- Amiga cover art
- Developer: Apex Designs
- Publishers: Apex Designs (Amiga) DSI Games/Zoo Digital (GBA) Freeverse (Mac)
- Series: Payback
- Platforms: Amiga, WarpOS, Game Boy Advance, Macintosh, GP2X, iOS
- Release: Amiga 2001 Game Boy Advance PAL: 2004; GP2X WW: 2006;
- Genres: Action, Grand Theft Auto clone
- Modes: Single-player, multiplayer

= Payback (video game) =

2001 video game

Payback is a video game developed and published by Apex Designs. It was first released in 2001. It was followed by a sequel in 2012, Payback 2.

==Gameplay==
Gameplay is similar to the original Grand Theft Auto, with new camera angles and more weapons being obvious differences.

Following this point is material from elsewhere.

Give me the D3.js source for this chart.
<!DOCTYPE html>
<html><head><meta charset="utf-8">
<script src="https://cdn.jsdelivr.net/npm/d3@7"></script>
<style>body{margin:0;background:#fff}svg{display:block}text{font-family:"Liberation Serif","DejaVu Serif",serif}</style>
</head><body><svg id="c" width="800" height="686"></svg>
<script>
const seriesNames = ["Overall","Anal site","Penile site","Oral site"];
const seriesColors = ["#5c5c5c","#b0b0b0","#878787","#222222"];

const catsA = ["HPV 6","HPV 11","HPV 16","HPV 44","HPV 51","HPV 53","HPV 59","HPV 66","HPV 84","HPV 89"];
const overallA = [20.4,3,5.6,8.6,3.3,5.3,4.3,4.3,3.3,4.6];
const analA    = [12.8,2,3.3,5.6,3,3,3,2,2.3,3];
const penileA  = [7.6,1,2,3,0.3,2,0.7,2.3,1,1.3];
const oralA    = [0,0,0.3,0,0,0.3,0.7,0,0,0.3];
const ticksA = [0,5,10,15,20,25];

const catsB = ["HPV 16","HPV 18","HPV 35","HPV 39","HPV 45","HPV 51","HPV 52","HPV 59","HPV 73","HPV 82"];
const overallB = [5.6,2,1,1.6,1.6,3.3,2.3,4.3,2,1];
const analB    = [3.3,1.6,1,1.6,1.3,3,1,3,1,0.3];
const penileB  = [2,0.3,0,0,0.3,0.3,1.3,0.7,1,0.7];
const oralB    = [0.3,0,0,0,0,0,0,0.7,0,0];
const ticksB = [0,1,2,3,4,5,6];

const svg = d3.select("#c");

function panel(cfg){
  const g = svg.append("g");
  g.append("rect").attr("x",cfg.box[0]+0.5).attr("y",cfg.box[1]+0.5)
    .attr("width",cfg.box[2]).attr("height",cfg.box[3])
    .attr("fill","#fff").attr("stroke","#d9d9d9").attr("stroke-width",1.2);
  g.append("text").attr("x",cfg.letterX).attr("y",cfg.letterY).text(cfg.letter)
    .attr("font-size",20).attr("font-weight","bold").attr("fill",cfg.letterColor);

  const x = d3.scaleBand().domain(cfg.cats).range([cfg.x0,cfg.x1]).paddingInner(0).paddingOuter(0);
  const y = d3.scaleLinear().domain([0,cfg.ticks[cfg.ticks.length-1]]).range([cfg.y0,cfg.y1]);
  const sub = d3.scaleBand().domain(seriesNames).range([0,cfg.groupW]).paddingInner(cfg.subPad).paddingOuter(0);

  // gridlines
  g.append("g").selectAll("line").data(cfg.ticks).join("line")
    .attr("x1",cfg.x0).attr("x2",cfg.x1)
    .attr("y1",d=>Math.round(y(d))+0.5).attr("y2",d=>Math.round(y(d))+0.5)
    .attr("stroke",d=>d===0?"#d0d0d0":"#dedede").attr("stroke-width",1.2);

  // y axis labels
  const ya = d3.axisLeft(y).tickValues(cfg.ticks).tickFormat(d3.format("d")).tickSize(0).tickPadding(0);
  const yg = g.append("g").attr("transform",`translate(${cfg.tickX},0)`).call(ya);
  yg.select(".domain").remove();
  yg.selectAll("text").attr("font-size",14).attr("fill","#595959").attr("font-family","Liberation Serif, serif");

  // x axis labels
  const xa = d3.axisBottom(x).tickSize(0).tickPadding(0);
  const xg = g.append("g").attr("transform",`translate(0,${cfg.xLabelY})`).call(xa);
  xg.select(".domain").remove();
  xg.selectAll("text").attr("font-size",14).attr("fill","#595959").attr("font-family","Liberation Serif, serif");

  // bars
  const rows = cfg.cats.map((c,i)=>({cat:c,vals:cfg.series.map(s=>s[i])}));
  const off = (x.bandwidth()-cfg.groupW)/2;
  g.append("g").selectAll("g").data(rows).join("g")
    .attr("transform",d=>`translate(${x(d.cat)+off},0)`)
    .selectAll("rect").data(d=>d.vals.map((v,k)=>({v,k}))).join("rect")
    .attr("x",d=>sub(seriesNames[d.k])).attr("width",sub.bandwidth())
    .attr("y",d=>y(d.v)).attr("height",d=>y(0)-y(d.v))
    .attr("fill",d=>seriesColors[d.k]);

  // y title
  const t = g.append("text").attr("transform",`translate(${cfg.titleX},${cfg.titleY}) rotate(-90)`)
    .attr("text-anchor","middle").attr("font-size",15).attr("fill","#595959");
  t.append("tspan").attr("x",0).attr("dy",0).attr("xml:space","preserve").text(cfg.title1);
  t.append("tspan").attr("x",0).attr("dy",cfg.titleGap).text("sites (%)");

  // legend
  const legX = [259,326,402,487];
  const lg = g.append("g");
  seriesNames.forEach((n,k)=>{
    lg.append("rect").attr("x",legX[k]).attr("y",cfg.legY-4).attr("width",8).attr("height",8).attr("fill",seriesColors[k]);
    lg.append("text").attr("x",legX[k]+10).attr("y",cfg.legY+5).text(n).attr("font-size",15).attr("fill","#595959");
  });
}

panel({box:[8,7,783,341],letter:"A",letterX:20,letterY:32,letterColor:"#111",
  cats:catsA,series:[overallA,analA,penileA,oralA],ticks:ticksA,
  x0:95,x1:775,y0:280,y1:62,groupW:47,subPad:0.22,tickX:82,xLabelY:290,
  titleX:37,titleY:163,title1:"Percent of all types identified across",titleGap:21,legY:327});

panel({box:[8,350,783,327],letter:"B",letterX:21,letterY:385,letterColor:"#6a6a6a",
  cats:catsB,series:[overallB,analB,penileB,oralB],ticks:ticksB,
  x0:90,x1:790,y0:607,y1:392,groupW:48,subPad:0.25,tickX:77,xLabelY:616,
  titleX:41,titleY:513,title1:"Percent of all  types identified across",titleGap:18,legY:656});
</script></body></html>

The player can use shotguns and grenades, as well as weapons such as remote-controlled cars carrying explosives.

The game also supports four-player multiplayer deathmatch.

The Game Boy Advance version includes eleven cities.

== Development ==
It was originally a fan's project to make an Amiga clone of Grand Theft Auto. In the author's own words, "every effort has been made to ensure that Payback beats GTA in every way."

The game was eventually expanded into a commercial release, and in 2002 Apex Designs announced plans to bring it to Microsoft Windows, Macintosh, and the Game Boy Advance (GBA). The Mac version was speedily released, but there is still no word on the Windows version's released date. A version for the GP2X handheld was released in 2006.

Despite the game being a clone of GTA, even copying car names such as the "Mundaneo", Rockstar has made no attempt to stop Apex Designs from publishing this game, or warn them about infringing on their copyrighted materials.

The GBA version was also finished, but Apex Designs couldn't initially find a publisher. After numerous failed attempts to get it published, it was not until late 2004 that DSI Games finally picked up the game.
The GBA version received an age rating from North America's ESRB, however it didn't officially release there.

A sequel to Payback, Payback 2 for iOS and Android devices, was released on 4 October 2012

==Additional content==
The Amiga version allowed fans to make their own deathmatch maps (see the link below). These cannot be added into the GBA version, but a slightly modified 'Isla Nublar' map is featured as an unlockable bonus.